Exercise goal: Exactly as written, quote every line that follows, skipping the images.

## Begin

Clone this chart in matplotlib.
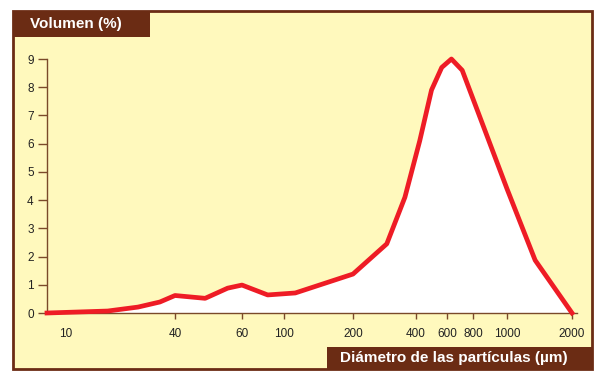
import numpy as np
import matplotlib
matplotlib.use("Agg")
import matplotlib.pyplot as plt
from matplotlib.patches import Rectangle

# particle size distribution (diameter in um, volume in %)
diam = [8, 17, 25, 33, 40, 48, 55, 60, 82, 112, 200, 290, 354, 420, 490,
        560, 630, 710, 1000, 1350, 2000]
volume = [0, 0.07, 0.21, 0.39, 0.62, 0.52, 0.88, 0.99, 0.64, 0.71, 1.38,
          2.45, 4.1, 6.1, 7.9, 8.7, 9.0, 8.6, 4.4, 1.87, 0]

tick_vals = [10, 40, 60, 100, 200, 400, 600, 800, 1000, 2000]
tick_labels = ["10", "40", "60", "100", "200", "400", "600", "800", "1000", "2000"]
y_ticks = list(range(10))

# the printed axis is not a true log scale, so map it piecewise
anchor_vals = [8] + tick_vals + [2100]
anchor_pos = [47, 66, 175, 242, 284, 353, 416, 447, 473, 507, 572, 577]
log_anchor = np.log10(anchor_vals)


def fwd(x):
    x = np.clip(np.asarray(x, dtype=float), 1e-3, None)
    return np.interp(np.log10(x), log_anchor, anchor_pos)


def inv(p):
    return 10 ** np.interp(p, anchor_pos, log_anchor)


W, H = 604, 374
bg = "#fff9bd"
brown = "#6b2c14"
red = "#ee1c25"


def box(x0, y0, x1, y1):
    # pixel box (top-left origin) -> figure fraction
    return (x0 / W, 1 - y1 / H), (x1 - x0) / W, (y1 - y0) / H


fig = plt.figure(figsize=(W / 100, H / 100), dpi=100)
fig.patch.set_facecolor("white")

xy, w, h = box(13, 11, 592, 369)
fig.add_artist(Rectangle(xy, w, h, transform=fig.transFigure,
                         facecolor=bg, edgecolor=brown, linewidth=2, zorder=0))
xy, w, h = box(13, 11, 150, 37)
fig.add_artist(Rectangle(xy, w, h, transform=fig.transFigure,
                         facecolor=brown, edgecolor="none", zorder=1))
xy, w, h = box(327, 347, 592, 369)
fig.add_artist(Rectangle(xy, w, h, transform=fig.transFigure,
                         facecolor=brown, edgecolor="none", zorder=1))

lab_font = ["Liberation Sans Narrow", "Liberation Sans", "DejaVu Sans"]
fig.text(30 / W, 1 - 24 / H, "Volumen (%)", color="white", fontsize=11,
         fontweight="bold", family=lab_font, va="center", ha="left")
fig.text(340 / W, 1 - 358 / H, "Diámetro de las partículas (µm)", color="white",
         fontsize=11, fontweight="bold", family=lab_font, va="center", ha="left")

ax = fig.add_axes([47 / W, 1 - 313 / H, (577 - 47) / W, (313 - 59) / H])
ax.set_facecolor("none")
ax.set_xscale("function", functions=(fwd, inv))
ax.set_xlim(8, 2100)
ax.set_ylim(0, 9)

ax.fill_between(diam, volume, 0, color="white", linewidth=0, zorder=2)
ax.plot(diam, volume, color=red, linewidth=3.4, clip_on=False, zorder=3)

for s in ["top", "right"]:
    ax.spines[s].set_visible(False)
for s in ["left", "bottom"]:
    ax.spines[s].set_color("#7a4a2a")
    ax.spines[s].set_linewidth(1)

ax.set_xticks(tick_vals)
ax.set_xticklabels(tick_labels)
ax.xaxis.set_minor_locator(plt.NullLocator())
ax.set_yticks(y_ticks)
ax.tick_params(axis="x", length=4, width=1, color="#7a4a2a", pad=7,
               labelsize=8.5, labelcolor="#222222")
ax.tick_params(axis="y", length=6.5, width=1, color="#7a4a2a", pad=3,
               labelsize=8.5, labelcolor="#222222")
ax.xaxis.get_major_ticks()[0].tick1line.set_visible(False)
for t in ax.get_xticklabels() + ax.get_yticklabels():
    t.set_family(["Liberation Sans", "DejaVu Sans"])

fig.savefig("out.png", dpi=100)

## End

Task result:
Clone this chart in matplotlib.
import numpy as np
import matplotlib
matplotlib.use("Agg")
import matplotlib.pyplot as plt
from matplotlib.patches import Rectangle

# particle size distribution (diameter in um, volume in %)
diam = [8, 17, 25, 33, 40, 48, 55, 60, 82, 112, 200, 290, 354, 420, 490,
        560, 630, 710, 1000, 1350, 2000]
volume = [0, 0.07, 0.21, 0.39, 0.62, 0.52, 0.88, 0.99, 0.64, 0.71, 1.38,
          2.45, 4.1, 6.1, 7.9, 8.7, 9.0, 8.6, 4.4, 1.87, 0]

tick_vals = [10, 40, 60, 100, 200, 400, 600, 800, 1000, 2000]
tick_labels = ["10", "40", "60", "100", "200", "400", "600", "800", "1000", "2000"]
y_ticks = list(range(10))

# the printed axis is not a true log scale, so map it piecewise
anchor_vals = [8] + tick_vals + [2100]
anchor_pos = [47, 66, 175, 242, 284, 353, 416, 447, 473, 507, 572, 577]
log_anchor = np.log10(anchor_vals)


def fwd(x):
    x = np.clip(np.asarray(x, dtype=float), 1e-3, None)
    return np.interp(np.log10(x), log_anchor, anchor_pos)


def inv(p):
    return 10 ** np.interp(p, anchor_pos, log_anchor)


W, H = 604, 374
bg = "#fff9bd"
brown = "#6b2c14"
red = "#ee1c25"


def box(x0, y0, x1, y1):
    # pixel box (top-left origin) -> figure fraction
    return (x0 / W, 1 - y1 / H), (x1 - x0) / W, (y1 - y0) / H


fig = plt.figure(figsize=(W / 100, H / 100), dpi=100)
fig.patch.set_facecolor("white")

xy, w, h = box(13, 11, 592, 369)
fig.add_artist(Rectangle(xy, w, h, transform=fig.transFigure,
                         facecolor=bg, edgecolor=brown, linewidth=2, zorder=0))
xy, w, h = box(13, 11, 150, 37)
fig.add_artist(Rectangle(xy, w, h, transform=fig.transFigure,
                         facecolor=brown, edgecolor="none", zorder=1))
xy, w, h = box(327, 347, 592, 369)
fig.add_artist(Rectangle(xy, w, h, transform=fig.transFigure,
                         facecolor=brown, edgecolor="none", zorder=1))

lab_font = ["Liberation Sans Narrow", "Liberation Sans", "DejaVu Sans"]
fig.text(30 / W, 1 - 24 / H, "Volumen (%)", color="white", fontsize=11,
         fontweight="bold", family=lab_font, va="center", ha="left")
fig.text(340 / W, 1 - 358 / H, "Diámetro de las partículas (µm)", color="white",
         fontsize=11, fontweight="bold", family=lab_font, va="center", ha="left")

ax = fig.add_axes([47 / W, 1 - 313 / H, (577 - 47) / W, (313 - 59) / H])
ax.set_facecolor("none")
ax.set_xscale("function", functions=(fwd, inv))
ax.set_xlim(8, 2100)
ax.set_ylim(0, 9)

ax.fill_between(diam, volume, 0, color="white", linewidth=0, zorder=2)
ax.plot(diam, volume, color=red, linewidth=3.4, clip_on=False, zorder=3)

for s in ["top", "right"]:
    ax.spines[s].set_visible(False)
for s in ["left", "bottom"]:
    ax.spines[s].set_color("#7a4a2a")
    ax.spines[s].set_linewidth(1)

ax.set_xticks(tick_vals)
ax.set_xticklabels(tick_labels)
ax.xaxis.set_minor_locator(plt.NullLocator())
ax.set_yticks(y_ticks)
ax.tick_params(axis="x", length=4, width=1, color="#7a4a2a", pad=7,
               labelsize=8.5, labelcolor="#222222")
ax.tick_params(axis="y", length=6.5, width=1, color="#7a4a2a", pad=3,
               labelsize=8.5, labelcolor="#222222")
ax.xaxis.get_major_ticks()[0].tick1line.set_visible(False)
for t in ax.get_xticklabels() + ax.get_yticklabels():
    t.set_family(["Liberation Sans", "DejaVu Sans"])

fig.savefig("out.png", dpi=100)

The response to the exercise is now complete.